What is needed:
Write out the listing, please, but only from its first line through the line containing "k2_div1000 = [0.140, 0.126, 0.107, 0.102]", exactly as given and without pictures.

Records from a data collection
....

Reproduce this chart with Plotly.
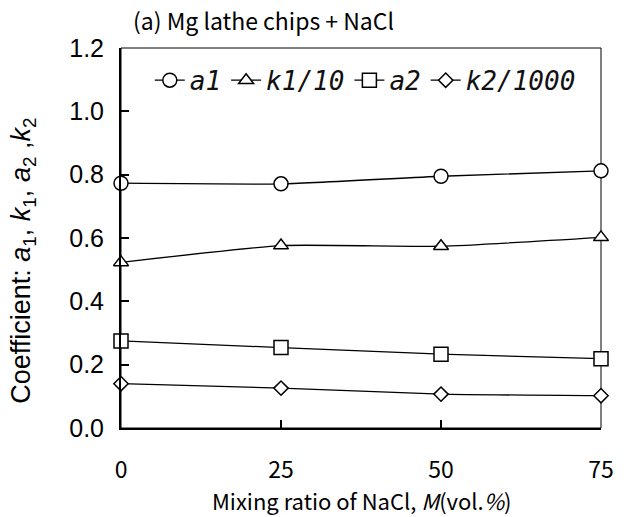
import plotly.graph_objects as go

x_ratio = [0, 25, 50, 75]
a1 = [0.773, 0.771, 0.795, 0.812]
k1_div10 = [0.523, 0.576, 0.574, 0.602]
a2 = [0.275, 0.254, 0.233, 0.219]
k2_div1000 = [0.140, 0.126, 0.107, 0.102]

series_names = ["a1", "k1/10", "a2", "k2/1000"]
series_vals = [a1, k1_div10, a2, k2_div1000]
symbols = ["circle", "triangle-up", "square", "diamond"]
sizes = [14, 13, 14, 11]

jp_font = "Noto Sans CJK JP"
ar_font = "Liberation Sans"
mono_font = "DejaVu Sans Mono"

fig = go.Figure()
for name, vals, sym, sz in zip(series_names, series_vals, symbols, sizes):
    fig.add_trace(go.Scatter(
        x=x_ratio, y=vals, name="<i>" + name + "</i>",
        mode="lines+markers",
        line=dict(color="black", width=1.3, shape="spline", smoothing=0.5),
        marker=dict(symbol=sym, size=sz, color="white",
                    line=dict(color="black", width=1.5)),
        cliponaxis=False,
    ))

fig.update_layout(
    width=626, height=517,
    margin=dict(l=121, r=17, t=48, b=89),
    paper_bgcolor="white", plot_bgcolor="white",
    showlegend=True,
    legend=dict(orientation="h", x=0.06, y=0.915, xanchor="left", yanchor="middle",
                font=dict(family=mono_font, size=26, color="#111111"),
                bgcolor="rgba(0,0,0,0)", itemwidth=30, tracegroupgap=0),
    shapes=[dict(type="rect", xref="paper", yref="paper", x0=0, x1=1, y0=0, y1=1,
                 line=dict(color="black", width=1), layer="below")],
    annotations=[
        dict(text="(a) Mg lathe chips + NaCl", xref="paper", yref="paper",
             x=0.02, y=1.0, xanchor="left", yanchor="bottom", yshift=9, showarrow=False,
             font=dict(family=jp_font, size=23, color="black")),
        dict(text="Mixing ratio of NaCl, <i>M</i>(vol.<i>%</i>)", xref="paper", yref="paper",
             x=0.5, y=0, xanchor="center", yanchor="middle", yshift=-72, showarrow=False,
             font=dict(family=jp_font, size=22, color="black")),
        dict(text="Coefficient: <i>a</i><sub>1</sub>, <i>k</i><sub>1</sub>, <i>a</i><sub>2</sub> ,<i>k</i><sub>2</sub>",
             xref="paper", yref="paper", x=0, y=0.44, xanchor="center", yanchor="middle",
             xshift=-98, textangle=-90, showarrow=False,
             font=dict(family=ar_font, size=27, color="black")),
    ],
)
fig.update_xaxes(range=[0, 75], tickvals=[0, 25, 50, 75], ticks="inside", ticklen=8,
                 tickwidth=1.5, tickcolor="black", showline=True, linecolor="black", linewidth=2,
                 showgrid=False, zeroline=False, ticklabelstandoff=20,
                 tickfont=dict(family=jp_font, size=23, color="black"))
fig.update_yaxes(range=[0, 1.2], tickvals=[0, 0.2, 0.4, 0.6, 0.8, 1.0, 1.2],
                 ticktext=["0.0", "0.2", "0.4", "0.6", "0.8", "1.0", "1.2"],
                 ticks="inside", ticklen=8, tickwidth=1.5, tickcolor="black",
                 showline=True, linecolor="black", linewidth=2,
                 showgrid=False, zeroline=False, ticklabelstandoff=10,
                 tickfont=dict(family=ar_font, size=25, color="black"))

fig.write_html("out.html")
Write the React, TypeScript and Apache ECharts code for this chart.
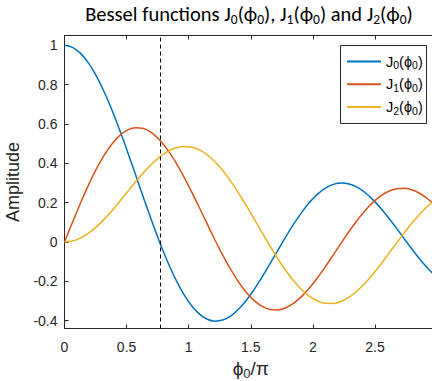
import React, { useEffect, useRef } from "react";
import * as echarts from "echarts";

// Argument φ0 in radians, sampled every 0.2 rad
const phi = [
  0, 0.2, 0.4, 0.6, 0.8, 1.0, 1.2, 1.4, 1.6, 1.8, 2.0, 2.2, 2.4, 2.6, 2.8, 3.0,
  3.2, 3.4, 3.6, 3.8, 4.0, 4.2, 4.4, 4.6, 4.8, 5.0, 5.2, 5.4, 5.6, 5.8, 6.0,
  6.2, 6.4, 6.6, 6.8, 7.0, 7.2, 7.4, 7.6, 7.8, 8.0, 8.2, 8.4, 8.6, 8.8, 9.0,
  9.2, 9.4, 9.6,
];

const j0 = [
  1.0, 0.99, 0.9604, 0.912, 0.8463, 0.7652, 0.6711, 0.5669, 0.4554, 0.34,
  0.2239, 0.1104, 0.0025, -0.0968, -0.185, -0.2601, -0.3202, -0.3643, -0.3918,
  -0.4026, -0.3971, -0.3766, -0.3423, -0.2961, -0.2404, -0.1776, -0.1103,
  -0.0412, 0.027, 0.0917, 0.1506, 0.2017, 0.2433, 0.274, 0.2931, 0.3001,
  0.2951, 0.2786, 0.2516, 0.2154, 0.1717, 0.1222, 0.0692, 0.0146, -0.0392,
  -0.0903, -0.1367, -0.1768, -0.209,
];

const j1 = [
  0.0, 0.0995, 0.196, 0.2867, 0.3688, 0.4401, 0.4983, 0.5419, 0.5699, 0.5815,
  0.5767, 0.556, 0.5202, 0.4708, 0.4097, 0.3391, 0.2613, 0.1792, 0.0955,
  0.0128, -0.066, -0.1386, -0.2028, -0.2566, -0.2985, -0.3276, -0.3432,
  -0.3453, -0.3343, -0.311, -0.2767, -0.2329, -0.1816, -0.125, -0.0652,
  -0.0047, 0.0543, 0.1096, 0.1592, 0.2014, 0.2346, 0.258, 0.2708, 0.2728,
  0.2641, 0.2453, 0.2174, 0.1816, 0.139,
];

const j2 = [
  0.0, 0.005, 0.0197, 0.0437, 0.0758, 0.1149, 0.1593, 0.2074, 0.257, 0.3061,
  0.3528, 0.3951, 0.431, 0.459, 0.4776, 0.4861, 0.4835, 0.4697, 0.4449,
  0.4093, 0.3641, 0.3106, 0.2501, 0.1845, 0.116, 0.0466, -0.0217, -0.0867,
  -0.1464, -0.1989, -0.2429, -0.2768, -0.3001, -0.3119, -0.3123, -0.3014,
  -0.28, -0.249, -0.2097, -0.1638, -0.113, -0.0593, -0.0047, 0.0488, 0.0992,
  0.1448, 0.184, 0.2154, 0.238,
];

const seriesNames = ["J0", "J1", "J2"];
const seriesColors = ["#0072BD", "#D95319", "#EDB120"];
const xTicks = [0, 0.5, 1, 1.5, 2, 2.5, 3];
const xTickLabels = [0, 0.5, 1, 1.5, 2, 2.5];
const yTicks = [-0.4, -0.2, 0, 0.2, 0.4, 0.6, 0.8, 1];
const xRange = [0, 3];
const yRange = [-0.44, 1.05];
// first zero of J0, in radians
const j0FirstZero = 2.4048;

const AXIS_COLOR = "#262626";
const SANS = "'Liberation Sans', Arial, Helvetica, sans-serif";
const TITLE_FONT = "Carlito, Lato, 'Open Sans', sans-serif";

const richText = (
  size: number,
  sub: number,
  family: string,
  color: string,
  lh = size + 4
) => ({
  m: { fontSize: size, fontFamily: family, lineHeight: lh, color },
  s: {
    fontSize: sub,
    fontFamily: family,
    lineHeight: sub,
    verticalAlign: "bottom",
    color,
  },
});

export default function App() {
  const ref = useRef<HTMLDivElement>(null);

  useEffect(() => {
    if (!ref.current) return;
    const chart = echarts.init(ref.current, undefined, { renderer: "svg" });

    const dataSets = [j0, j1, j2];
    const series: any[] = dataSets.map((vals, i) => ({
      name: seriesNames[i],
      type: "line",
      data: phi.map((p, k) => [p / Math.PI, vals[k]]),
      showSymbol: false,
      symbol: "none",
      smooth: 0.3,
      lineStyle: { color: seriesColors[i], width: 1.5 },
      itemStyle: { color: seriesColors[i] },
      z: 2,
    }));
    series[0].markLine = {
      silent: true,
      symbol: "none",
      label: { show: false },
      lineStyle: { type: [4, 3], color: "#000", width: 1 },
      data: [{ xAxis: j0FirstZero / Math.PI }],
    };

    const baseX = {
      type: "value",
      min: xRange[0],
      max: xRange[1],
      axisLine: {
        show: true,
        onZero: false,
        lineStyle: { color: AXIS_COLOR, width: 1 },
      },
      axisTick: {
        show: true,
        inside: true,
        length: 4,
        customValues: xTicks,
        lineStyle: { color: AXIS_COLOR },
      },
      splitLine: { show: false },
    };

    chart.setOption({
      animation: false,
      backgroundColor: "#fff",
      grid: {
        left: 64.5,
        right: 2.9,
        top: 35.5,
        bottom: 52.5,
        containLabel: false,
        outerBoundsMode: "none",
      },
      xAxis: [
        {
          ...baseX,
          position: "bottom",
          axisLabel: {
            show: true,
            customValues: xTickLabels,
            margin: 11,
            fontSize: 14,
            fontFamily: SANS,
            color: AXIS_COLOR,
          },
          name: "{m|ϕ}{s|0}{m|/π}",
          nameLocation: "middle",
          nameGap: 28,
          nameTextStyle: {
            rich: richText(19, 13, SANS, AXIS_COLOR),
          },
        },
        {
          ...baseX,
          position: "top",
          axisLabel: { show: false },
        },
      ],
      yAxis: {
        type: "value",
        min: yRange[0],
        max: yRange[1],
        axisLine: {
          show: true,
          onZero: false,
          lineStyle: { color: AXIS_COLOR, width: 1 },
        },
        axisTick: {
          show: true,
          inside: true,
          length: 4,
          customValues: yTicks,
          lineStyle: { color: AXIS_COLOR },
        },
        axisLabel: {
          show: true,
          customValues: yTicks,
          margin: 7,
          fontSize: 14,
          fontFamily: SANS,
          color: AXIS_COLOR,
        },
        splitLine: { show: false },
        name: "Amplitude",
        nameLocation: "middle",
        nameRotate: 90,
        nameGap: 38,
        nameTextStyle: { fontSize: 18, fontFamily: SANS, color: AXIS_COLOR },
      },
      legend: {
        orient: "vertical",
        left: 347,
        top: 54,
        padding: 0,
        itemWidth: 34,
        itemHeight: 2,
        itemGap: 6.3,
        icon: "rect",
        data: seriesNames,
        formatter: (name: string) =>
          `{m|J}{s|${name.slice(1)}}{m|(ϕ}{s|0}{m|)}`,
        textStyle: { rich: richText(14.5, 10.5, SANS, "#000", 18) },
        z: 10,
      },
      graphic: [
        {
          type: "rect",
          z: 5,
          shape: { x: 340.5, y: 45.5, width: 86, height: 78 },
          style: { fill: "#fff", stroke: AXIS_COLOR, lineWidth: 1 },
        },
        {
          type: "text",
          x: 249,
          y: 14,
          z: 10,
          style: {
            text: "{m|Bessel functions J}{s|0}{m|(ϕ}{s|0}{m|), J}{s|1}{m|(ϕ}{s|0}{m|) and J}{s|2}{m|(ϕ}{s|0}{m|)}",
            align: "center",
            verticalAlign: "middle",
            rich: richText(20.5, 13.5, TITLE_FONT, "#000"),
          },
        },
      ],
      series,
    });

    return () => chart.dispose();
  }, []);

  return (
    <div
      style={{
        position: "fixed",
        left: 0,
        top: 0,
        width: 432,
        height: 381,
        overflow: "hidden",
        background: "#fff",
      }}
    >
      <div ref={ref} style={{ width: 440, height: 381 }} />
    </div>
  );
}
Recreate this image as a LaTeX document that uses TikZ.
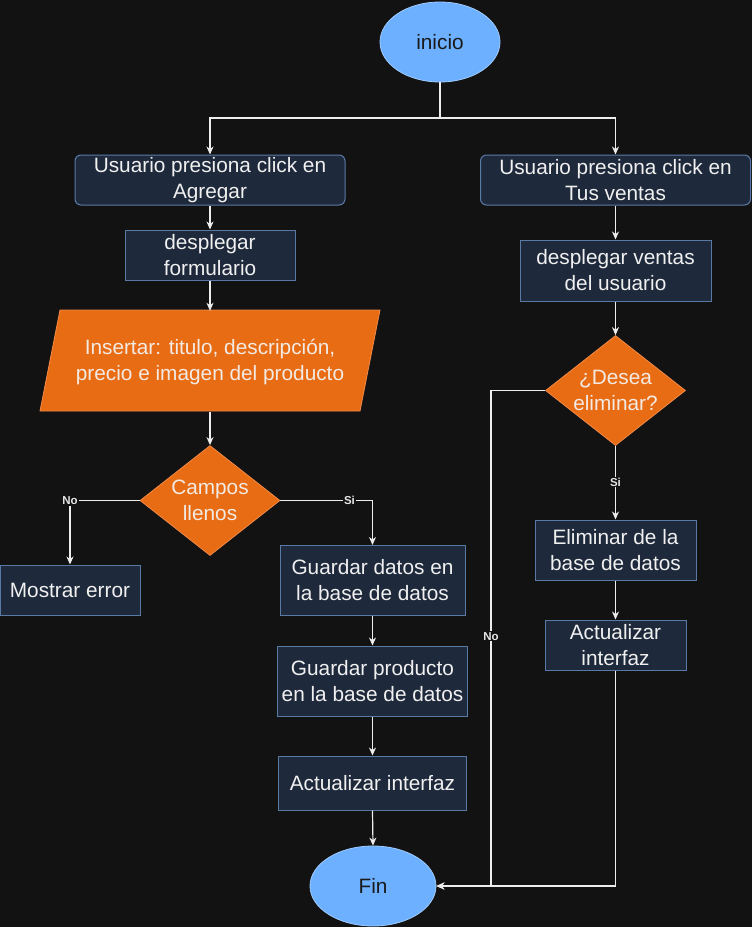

....

Exercise output:
Reproduce this chart with Plotly.
import plotly.graph_objects as go

x_ratio = [0, 25, 50, 75]
a1 = [0.773, 0.771, 0.795, 0.812]
k1_div10 = [0.523, 0.576, 0.574, 0.602]
a2 = [0.275, 0.254, 0.233, 0.219]
k2_div1000 = [0.140, 0.126, 0.107, 0.102]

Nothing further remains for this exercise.